I also asked o1 to help me plan a busy day where I had to travel between the airport, several face-to-face meetings in different locations, and my office. I received a very detailed plan, but that may have been a bit much. Sometimes all the extra steps can be a bit overwhelming.
On a simpler question, o1 does way too much – it doesn’t know when to stop thinking too much. I asked where you can find cedars in America, and it provided an 800+ word answer describing every species of cedar in the country, including its scientific name. For some reason, it even had to consult OpenAI’s guidelines at one point. GPT-4o answered this question much better, providing me with about three sentences explaining that you can find the trees all over the country.
Dampened expectations
In some ways, Strawberry never lived up to the hype. Reports of OpenAI’s reasoning models date back to November 2023, around the time everyone was looking for an answer to why OpenAI’s board fired Sam Altman. This got the rumor mill in the AI world buzzing, with some speculating that Strawberry was a form of AGI, the enlightened version of AI that OpenAI ultimately hopes to create.
Altman confirmed o1 is not AGI, to clear up any doubts, not that you would be confused after using the thing. The CEO also scaled back expectations for this launch, tweet that “o1 is still buggy and limited, and still seems more impressive the first time you use it than it does later when you spend more time with it.”
The rest of the AI world has to come to terms with a less exciting start than expected.
“The hype kind of got out of control for OpenAI,” says Rohan Pandey, a research engineer at AI startup ReWorkd, which builds web scrapers using OpenAI’s models.
He hopes that o1’s reasoning power is good enough to solve a number of complicated, niche problems that GPT-4 fails to solve. This is probably how most people in the industry see o1, but not quite as the revolutionary step forward that GPT-4 represented for the industry.

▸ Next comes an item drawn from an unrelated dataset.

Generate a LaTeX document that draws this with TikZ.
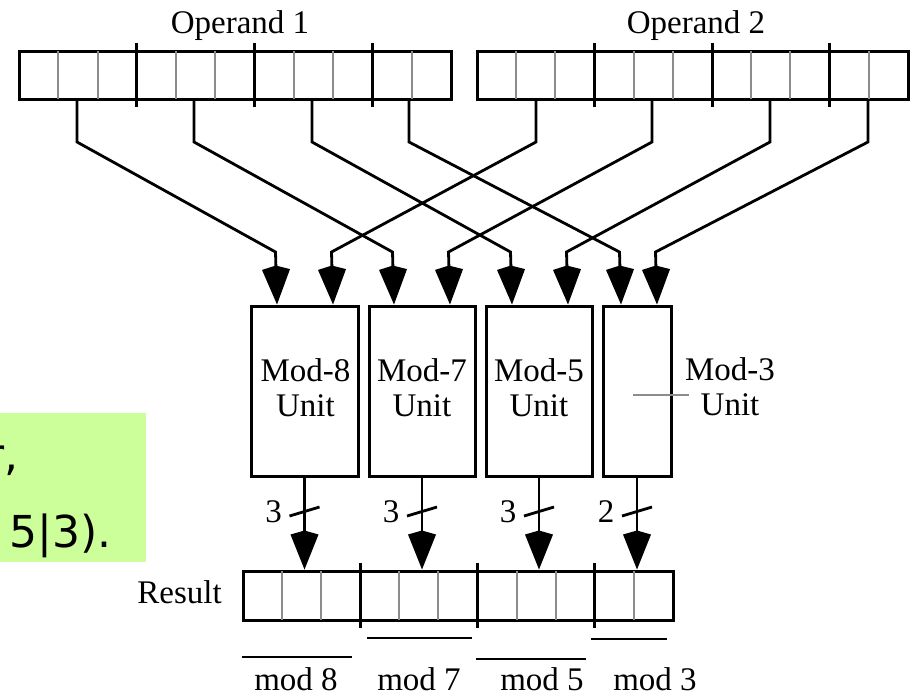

“Everyone is waiting for a leap in capabilities, and it’s not clear if this represents that. I think it’s as simple as that,” Mike Conover, CEO of Brightwave, who previously co-developed Databricks’ AI model Dolly, said in an interview.
What is the value here?
The underlying principles used to develop o1 go back years. Google used similar techniques in 2016 to develop AlphaGo, the first AI system to beat a world champion in the board game Go, as pointed out by former Google employee and CEO of venture capital firm S32, Andy Harrison. AlphaGo trained by playing against itself countless times, essentially teaching itself until it reached superhuman abilities.

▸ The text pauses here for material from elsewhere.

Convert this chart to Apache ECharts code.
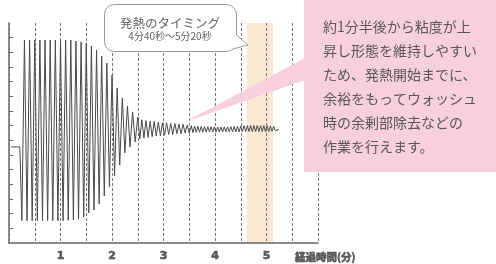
<!DOCTYPE html>
<html>
<head>
<meta charset="utf-8">
<script src="https://cdn.jsdelivr.net/npm/echarts@6/dist/echarts.min.js"></script>
<style>
  html, body { margin: 0; padding: 0; background: #fff; }
  #chart { width: 496px; height: 264px; }
</style>
</head>
<body>
<div id="chart"></div>
<script>
// flat part before the oscillation starts (minutes, value)
var flatStart = [[0.04, 6.55], [0.21, 6.55]];

// main oscillation: trough / peak alternating every 0.05 min from 0.25 min
var mainStart = 0.25;
var mainStep = 0.05;
var mainValues = [
    1.52, 13.84, 1.52, 13.84, 1.52, 13.84, 1.52, 13.84, 1.52, 13.84,
    1.52, 13.84, 1.52, 13.84, 1.52, 13.84, 1.52, 13.84, 1.55, 13.84,
    1.57, 13.77, 1.64, 13.70, 1.77, 13.64, 2.05, 13.43, 2.25, 13.16,
    2.66, 12.75, 3.20, 12.27, 3.82, 11.45, 4.57, 10.57, 5.32, 9.89,
    6.14, 9.34, 6.55, 8.93, 6.89, 8.59
];

// small ripple after the viscosity rises
var tailAStart = 2.54;
var tailAStep = 0.04;
var tailAValues = [
    7.10, 8.40, 7.15, 8.35, 7.20, 8.30, 7.25, 8.30, 7.30, 8.25,
    7.30, 8.20, 7.35, 8.20, 7.40, 8.15, 7.40, 8.15, 7.45, 8.10,
    7.45, 8.10, 7.50, 8.05, 7.50
];

var tailBStart = 3.54;
var tailBStep = 0.032;
var tailBValues = [
    8.00, 7.52, 7.98, 7.54, 7.96, 7.55, 7.95, 7.56, 7.94, 7.57,
    7.93, 7.58, 7.92, 7.58, 7.92, 7.58, 7.91, 7.58, 7.91, 7.58,
    7.92, 7.58, 7.92, 7.58, 7.93, 7.58, 7.94, 7.58, 7.95, 7.58,
    7.98, 7.60, 8.00, 7.60, 8.00, 7.60, 8.01, 7.60, 8.01, 7.60,
    8.01, 7.60, 8.00, 7.60, 8.00, 7.60, 8.00, 7.60, 7.98, 7.62,
    7.95, 7.65
];
var tailEnd = [5.24, 7.75];

// heat generation timing band (minutes)
var timingBand = [4.62, 5.13];

var xLabels = [1, 2, 3, 4, 5];
var yTicks = [1, 2, 3, 4, 5, 6, 7, 8, 9, 10, 11, 12, 13, 14];

var noteText = '約1分半後から粘度が上\n昇し形態を維持しやすい\nため、発熱開始までに、\n余裕をもってウォッシュ\n時の余剰部除去などの\n作業を行えます。';

function pushSegment(pts, start, step, values) {
    values.forEach(function (v, i) {
        pts.push([+(start + i * step).toFixed(4), v]);
    });
}

function buildWave() {
    var pts = flatStart.slice();
    pushSegment(pts, mainStart, mainStep, mainValues);
    pushSegment(pts, tailAStart, tailAStep, tailAValues);
    pushSegment(pts, tailBStart, tailBStep, tailBValues);
    pts.push(tailEnd);
    return pts;
}

var font = '"Noto Sans CJK JP", "Noto Sans", sans-serif';
var textGray = '#595757';

var chart = echarts.init(document.getElementById('chart'));

var option = {
    animation: false,
    grid: { left: 9, right: 178, top: 23, bottom: 21 },
    xAxis: {
        type: 'value',
        min: 0,
        max: 6,
        interval: 0.5,
        z: 3,
        axisLine: { show: true, lineStyle: { color: '#666', width: 1.5 } },
        axisTick: { show: false },
        axisLabel: {
            customValues: xLabels,
            margin: 8,
            color: textGray,
            fontFamily: '"DejaVu Sans", sans-serif',
            fontWeight: 'bold',
            fontSize: 11,
            // printed labels are heavier than the font's bold
            textBorderColor: textGray,
            textBorderWidth: 0.6
        },
        splitLine: {
            show: true,
            lineStyle: { color: '#777', width: 1, type: [3, 2] }
        }
    },
    yAxis: {
        type: 'value',
        min: 0,
        max: 15,
        interval: 1,
        axisLine: { show: true, lineStyle: { color: '#666', width: 1.5 } },
        axisTick: {
            show: true,
            inside: true,
            length: 4,
            customValues: yTicks,
            lineStyle: { color: '#666' }
        },
        axisLabel: { show: false },
        splitLine: { show: false }
    },
    series: [{
        type: 'line',
        data: buildWave(),
        showSymbol: false,
        symbol: 'none',
        lineStyle: { color: '#4a4a4a', width: 1 },
        markArea: {
            silent: true,
            itemStyle: { color: '#fbe8d3' },
            data: [[{ xAxis: timingBand[0] }, { xAxis: timingBand[1] }]]
        }
    }],
    graphic: [
        // pink note and its pointer
        {
            type: 'polygon', z: 10,
            shape: { points: [[185, 122], [305, 58], [305, 80]] },
            style: { fill: '#f7cfdd' }
        },
        {
            type: 'rect', z: 10,
            shape: { x: 304, y: 0, width: 192, height: 172 },
            style: { fill: '#f7cfdd' }
        },
        {
            type: 'text', z: 11,
            x: 323, y: 15,
            style: {
                text: noteText,
                fill: textGray,
                font: '14px ' + font,
                lineHeight: 24,
                textVerticalAlign: 'top'
            }
        },
        // timing speech bubble
        {
            type: 'rect', z: 10,
            shape: { x: 104.5, y: 4.5, width: 132, height: 47, r: 10 },
            style: { fill: '#fff', stroke: '#999', lineWidth: 1 }
        },
        {
            type: 'polygon', z: 11,
            shape: { points: [[236.5, 35], [248, 45], [233, 49], [230, 40]] },
            style: { fill: '#fff' }
        },
        {
            type: 'polyline', z: 12,
            shape: { points: [[236.5, 35], [248, 45], [233, 49]] },
            style: { stroke: '#999', lineWidth: 1, fill: null }
        },
        {
            type: 'text', z: 12,
            x: 170, y: 23,
            style: {
                text: '発熱のタイミング',
                fill: '#666',
                font: '12.5px ' + font,
                textAlign: 'center',
                textVerticalAlign: 'middle'
            }
        },
        {
            type: 'text', z: 12,
            x: 170, y: 36,
            style: {
                text: '4分40秒〜5分20秒',
                fill: '#666',
                font: '10px ' + font,
                textAlign: 'center',
                textVerticalAlign: 'middle'
            }
        },
        // x axis title
        {
            type: 'text', z: 12,
            x: 295, y: 257,
            style: {
                text: '経過時間(分)',
                fill: textGray,
                font: 'bold 10.5px ' + font,
                stroke: textGray,
                lineWidth: 0.6,
                textAlign: 'left',
                textVerticalAlign: 'middle'
            }
        }
    ]
};

chart.setOption(option);

window.addEventListener('resize', function () {
    chart.resize();
});
</script>
</body>
</html>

He points out that this raises an age-old debate in the AI world.
“Camp one believes that you can automate workflows through this agent-based process. Camp two believes that if you had general intelligence and judgment, you wouldn’t need the workflow and the AI would just make a judgment like a human,” Harrison said in an interview.

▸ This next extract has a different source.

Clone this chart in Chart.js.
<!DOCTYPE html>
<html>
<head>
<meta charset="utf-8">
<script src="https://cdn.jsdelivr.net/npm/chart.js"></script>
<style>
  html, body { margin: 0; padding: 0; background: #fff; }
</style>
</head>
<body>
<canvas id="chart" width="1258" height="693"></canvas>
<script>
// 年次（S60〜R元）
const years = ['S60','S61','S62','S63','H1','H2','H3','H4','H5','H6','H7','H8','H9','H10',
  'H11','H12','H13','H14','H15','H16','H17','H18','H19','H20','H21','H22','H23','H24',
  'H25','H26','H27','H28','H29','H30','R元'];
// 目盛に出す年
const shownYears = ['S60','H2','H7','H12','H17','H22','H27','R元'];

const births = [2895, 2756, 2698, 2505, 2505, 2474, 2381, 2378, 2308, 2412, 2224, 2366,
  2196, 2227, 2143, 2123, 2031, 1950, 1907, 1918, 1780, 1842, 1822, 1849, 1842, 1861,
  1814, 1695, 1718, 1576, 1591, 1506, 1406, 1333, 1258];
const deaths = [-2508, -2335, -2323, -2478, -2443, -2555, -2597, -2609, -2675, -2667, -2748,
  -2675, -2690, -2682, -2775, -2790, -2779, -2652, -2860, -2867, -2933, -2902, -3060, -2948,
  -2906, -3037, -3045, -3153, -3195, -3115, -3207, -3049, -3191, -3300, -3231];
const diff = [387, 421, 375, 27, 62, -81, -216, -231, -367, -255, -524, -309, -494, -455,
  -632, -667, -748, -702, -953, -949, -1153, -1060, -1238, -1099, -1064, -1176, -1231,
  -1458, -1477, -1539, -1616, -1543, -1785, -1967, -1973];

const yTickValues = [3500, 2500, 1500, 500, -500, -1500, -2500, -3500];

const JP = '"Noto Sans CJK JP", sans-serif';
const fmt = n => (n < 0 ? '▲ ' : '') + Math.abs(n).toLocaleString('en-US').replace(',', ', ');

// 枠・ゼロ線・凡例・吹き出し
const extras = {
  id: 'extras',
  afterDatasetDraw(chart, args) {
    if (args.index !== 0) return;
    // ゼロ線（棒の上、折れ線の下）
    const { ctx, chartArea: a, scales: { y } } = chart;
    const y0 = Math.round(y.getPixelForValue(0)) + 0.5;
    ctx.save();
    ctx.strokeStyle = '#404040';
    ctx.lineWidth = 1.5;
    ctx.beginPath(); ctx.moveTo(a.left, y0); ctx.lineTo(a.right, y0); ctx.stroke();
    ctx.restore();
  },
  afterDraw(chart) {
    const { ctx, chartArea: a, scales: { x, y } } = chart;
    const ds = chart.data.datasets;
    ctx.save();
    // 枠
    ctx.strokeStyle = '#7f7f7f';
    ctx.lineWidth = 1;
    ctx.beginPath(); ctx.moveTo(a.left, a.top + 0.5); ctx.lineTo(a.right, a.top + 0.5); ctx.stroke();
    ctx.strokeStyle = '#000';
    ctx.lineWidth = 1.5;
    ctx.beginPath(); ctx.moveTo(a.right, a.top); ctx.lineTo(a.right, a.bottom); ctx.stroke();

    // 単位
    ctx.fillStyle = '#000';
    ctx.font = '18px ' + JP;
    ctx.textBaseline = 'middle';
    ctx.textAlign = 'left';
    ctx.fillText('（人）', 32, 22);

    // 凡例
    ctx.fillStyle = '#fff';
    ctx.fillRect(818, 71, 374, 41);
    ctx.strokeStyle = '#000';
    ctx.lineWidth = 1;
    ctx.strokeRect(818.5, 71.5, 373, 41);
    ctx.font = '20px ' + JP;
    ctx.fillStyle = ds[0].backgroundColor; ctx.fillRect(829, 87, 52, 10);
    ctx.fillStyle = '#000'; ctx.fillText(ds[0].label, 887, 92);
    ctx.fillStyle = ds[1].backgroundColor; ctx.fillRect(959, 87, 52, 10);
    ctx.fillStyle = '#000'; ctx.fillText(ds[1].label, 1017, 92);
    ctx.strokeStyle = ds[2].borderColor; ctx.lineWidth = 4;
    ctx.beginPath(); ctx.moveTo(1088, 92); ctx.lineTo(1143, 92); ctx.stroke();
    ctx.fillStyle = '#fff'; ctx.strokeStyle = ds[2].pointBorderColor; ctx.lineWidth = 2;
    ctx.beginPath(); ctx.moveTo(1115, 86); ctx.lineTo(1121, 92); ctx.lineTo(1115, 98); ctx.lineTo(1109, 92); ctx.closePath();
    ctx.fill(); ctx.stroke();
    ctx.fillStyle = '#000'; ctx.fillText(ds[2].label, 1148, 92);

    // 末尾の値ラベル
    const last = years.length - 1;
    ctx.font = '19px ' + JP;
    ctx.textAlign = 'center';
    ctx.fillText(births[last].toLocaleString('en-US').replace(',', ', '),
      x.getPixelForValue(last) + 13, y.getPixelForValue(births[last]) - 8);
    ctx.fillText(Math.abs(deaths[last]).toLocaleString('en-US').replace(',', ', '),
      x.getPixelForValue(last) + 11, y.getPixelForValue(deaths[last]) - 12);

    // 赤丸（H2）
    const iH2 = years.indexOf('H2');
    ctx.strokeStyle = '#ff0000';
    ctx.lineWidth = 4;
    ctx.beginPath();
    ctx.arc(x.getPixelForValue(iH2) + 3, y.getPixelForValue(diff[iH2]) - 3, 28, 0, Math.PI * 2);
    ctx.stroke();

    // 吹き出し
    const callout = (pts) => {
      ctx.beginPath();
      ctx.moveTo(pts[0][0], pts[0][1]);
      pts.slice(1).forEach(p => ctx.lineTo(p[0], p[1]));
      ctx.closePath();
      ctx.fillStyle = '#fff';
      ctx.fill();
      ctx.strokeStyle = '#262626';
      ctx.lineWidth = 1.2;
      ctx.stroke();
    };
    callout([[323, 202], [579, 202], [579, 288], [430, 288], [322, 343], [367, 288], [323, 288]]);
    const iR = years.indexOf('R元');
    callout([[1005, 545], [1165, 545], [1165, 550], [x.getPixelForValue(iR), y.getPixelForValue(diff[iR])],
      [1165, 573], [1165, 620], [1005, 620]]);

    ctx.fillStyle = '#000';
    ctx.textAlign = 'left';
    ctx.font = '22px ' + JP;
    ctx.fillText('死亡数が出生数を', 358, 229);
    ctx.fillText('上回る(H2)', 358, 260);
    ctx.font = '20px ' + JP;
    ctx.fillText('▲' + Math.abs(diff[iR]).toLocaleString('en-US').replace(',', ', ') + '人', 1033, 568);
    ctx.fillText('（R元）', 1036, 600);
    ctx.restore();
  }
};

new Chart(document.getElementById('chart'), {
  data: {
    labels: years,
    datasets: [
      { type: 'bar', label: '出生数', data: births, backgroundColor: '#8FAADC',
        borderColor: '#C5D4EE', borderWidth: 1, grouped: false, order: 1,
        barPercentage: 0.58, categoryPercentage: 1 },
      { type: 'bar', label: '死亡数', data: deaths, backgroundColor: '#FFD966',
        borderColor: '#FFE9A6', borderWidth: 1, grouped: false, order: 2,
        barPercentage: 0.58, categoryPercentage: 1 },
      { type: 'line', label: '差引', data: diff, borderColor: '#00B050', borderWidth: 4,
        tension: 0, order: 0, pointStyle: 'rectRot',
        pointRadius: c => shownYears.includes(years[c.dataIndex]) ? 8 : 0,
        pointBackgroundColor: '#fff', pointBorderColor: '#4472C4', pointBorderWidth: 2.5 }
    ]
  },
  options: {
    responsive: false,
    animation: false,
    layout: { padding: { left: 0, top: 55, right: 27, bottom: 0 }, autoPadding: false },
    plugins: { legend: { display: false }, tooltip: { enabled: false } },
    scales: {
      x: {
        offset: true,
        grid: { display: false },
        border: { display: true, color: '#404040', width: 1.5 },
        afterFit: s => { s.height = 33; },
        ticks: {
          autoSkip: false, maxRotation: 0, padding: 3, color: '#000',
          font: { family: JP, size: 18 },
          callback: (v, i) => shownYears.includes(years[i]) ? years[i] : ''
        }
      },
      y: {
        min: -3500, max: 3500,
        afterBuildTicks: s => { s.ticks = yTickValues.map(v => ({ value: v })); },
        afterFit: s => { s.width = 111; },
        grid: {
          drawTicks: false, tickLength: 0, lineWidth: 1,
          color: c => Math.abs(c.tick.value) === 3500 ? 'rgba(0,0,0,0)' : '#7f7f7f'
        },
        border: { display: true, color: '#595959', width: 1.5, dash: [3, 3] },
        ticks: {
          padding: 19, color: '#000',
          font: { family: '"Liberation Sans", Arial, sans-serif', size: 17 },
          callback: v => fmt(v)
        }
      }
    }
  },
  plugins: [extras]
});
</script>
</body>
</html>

Harrison says he’s in camp one, and camp two requires trusting AI to make the right decisions. He doesn’t think we’re there yet.
Others see o1 less as a decision-making aid and more as a tool to challenge your thinking when making important decisions.
Katanforoosh, the CEO of Workera, described an example where he wanted to interview a data scientist for his company. He tells OpenAI o1 that he only has 30 minutes and wants to assess a certain number of skills. He can work backwards with the AI model to understand if he is thinking about it correctly, and o1 will understand time constraints and so on.
The question is whether this helpful tool is worth the high price. As AI models become cheaper, o1 is one of the first AI models in a long time to become more expensive.